2021-07-11

≪子宮頸がん≫の現状と今後の対策 青木大輔・慶應義塾大学医学部教授

青木 大輔・慶應義塾大学医学部教授




ワクチン接種率 向上のカギは母親



 ―― そんなに少ないんですか。やはり、ワクチン接種率が低いことが患者数の増えている要因だということですね。

 青木 そう短絡的に考えるのは間違っているとわたしは思います。一見そのように見えるかもしれませんが、正確なデータが出てくるまでは何とも言えません。しかし、ワクチンの接種を受けた者では、前がん病変の罹患が少ないという論文が発出される可能性が高いと思います 。

 わたしは、今は大きな社会的な実験データを取っている段階だと思うんですよ。ある学年までは接種率が7割を超えているのに、ある学年以降は零点何%まで落ち込んでいるのですから、この2つを比較すればいいわけで、もう少し経てばきちんとデータが出てくると思います。
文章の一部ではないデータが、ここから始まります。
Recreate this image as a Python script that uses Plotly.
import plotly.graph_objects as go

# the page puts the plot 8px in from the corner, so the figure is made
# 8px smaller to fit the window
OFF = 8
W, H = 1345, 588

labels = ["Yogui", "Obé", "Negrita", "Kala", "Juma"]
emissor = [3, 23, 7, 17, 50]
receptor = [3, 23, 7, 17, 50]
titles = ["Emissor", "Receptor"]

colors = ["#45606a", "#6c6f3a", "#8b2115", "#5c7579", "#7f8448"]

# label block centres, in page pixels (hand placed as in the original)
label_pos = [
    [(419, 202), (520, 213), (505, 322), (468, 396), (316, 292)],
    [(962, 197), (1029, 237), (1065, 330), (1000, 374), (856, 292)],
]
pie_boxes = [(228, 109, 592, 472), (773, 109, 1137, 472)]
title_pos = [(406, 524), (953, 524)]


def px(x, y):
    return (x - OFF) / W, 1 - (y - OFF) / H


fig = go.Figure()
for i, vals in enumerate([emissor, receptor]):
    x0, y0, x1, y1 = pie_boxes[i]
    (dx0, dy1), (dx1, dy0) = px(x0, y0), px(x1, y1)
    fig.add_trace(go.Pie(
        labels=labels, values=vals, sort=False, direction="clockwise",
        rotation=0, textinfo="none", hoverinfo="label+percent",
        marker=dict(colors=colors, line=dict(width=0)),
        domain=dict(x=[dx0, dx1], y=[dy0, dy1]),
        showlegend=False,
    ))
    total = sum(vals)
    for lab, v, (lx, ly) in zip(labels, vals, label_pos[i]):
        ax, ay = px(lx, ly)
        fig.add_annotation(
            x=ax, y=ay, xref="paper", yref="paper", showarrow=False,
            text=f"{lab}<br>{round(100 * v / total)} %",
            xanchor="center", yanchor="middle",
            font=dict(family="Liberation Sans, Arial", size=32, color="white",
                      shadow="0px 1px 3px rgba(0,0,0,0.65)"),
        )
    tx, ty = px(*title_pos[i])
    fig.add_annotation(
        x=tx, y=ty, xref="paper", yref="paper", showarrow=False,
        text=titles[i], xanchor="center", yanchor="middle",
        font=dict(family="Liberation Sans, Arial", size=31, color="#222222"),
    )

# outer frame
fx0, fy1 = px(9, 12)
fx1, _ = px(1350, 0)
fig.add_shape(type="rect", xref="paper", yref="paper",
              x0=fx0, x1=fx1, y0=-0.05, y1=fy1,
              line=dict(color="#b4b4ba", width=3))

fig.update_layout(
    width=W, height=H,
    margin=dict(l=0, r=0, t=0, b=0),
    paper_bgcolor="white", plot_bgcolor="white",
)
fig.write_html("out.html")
 間違えていけないのは、これはがんにならないようにしましょうという一次予防という対策です。二次予防は、がんで死なないようにしましょうということで子宮頸がん検診。これは自治体の健康増進事業に位置付けられていて、20歳を過ぎたら2年に1回の検診を受けましょうということが推奨されています。
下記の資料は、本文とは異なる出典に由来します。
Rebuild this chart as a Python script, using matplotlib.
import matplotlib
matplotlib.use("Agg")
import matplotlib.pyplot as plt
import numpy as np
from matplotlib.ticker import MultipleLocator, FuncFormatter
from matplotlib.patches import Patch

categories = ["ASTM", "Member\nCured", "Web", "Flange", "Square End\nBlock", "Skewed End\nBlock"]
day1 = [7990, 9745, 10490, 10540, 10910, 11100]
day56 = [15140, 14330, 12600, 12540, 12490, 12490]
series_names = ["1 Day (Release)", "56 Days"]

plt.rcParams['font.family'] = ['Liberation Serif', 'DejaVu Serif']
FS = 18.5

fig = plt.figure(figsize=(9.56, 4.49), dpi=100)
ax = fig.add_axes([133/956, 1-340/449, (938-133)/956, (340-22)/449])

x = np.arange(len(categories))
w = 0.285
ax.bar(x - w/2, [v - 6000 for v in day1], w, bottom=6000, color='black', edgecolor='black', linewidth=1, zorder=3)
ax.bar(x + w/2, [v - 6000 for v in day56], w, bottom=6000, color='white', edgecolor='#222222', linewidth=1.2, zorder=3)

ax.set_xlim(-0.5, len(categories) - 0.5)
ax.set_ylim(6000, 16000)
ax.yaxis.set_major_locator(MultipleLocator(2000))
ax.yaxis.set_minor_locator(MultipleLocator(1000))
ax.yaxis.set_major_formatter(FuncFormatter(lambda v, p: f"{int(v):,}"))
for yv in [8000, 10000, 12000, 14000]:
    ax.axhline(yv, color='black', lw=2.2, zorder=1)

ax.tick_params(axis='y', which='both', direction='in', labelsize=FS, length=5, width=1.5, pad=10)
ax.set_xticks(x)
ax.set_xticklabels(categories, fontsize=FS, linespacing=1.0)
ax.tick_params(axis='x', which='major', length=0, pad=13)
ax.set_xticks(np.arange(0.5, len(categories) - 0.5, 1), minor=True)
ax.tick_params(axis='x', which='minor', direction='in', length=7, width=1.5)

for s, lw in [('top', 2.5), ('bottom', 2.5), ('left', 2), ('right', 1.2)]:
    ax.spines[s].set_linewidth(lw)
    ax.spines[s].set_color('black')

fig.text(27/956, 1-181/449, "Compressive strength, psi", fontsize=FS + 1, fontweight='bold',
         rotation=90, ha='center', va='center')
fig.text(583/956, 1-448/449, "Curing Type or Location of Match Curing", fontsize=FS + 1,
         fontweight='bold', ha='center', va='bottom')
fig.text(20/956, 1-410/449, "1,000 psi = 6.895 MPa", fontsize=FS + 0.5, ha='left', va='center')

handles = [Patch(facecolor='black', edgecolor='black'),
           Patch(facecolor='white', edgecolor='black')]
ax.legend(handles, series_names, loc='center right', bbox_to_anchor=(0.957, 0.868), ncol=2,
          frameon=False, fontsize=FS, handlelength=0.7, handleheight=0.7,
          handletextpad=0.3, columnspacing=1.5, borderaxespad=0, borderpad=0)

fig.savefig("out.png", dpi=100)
 ―― これはワクチンを接種したら病気にならないから、検診は必要ないということにはならないのですか。

 青木 やはり、一次予防も二次予防も両方大事ですよね。

 おそらく、ワクチンというのは100%予防できるものではないと思います。HPVのウイルスは200種類ぐらいのタイプがあって、そのうちの15種類ぐらいががんリスクの高いものに分類されています。ですから、ワクチンは100%予防できるわけではないと考えられるので、ワクチンの接種も子宮頸がん検診も必要だと思います。

 ―― そういう状況を踏まえた上で、啓発 の意味も含めて、子宮頸がんを減らすために、どこから手を付けていけばいいと考えますか。

 青木 やはり、勉強するというか、教育ですよね。昔から、ウイルスで発がんするがんがありますという教育を行っている中で、肝がんや胃がんは書いてあっても、ずっと子宮頸がんは抜けていました。

 ですから、まずはどのような病気なのかを知ってもらいたいですし、われわれのような専門家が集まる学会では10年近く前から要望していて、今度ようやく、がん教育推進のための教材(文部科学省)に載せてもらえることになりました。

 やはり、ワクチンががんに効くという漠然とした情報だけでも知ってもらいたいです。

 ―― これは社会がトータルで考えていくべき問題ですね。

 青木 あとは中学生がワクチンを接種してほしいということで考えると、キーになるのはお母さんですよね。近年、こんなにワクチンの接種率が下がってしまったのは、おそらくお母さんがノーサンキューなんだと思います。

 ―― 母親といっても30~40代ですから、彼女たちも打っていない世代ということになりますか。

 青木 定期接種になる前の世代ですから、おそらく打つ世代ではないと思います。だから、そういう方々への教育も大事だと思いますし、社会教育がしっかりしていれば、その後の検診もしっかり受けるようになると思います。

 検診も本当に効果的でして、日本で市町村検診と呼ばれている、先ほど触れました健康増進事業として行われているがん検診は、子宮頸がん、乳がん、胃がん、肺がん、大腸がんの5つです。この中で、子宮頸がん検診は最も効果が高くて、検診を受けるだけで死亡のリスクが8割減ると言われています。

 ですから、時間はかかると思いますが、まずは個々人が正しい知識を得ることから始め、社会全体で地道に理解を深めていくことが大事であると思います。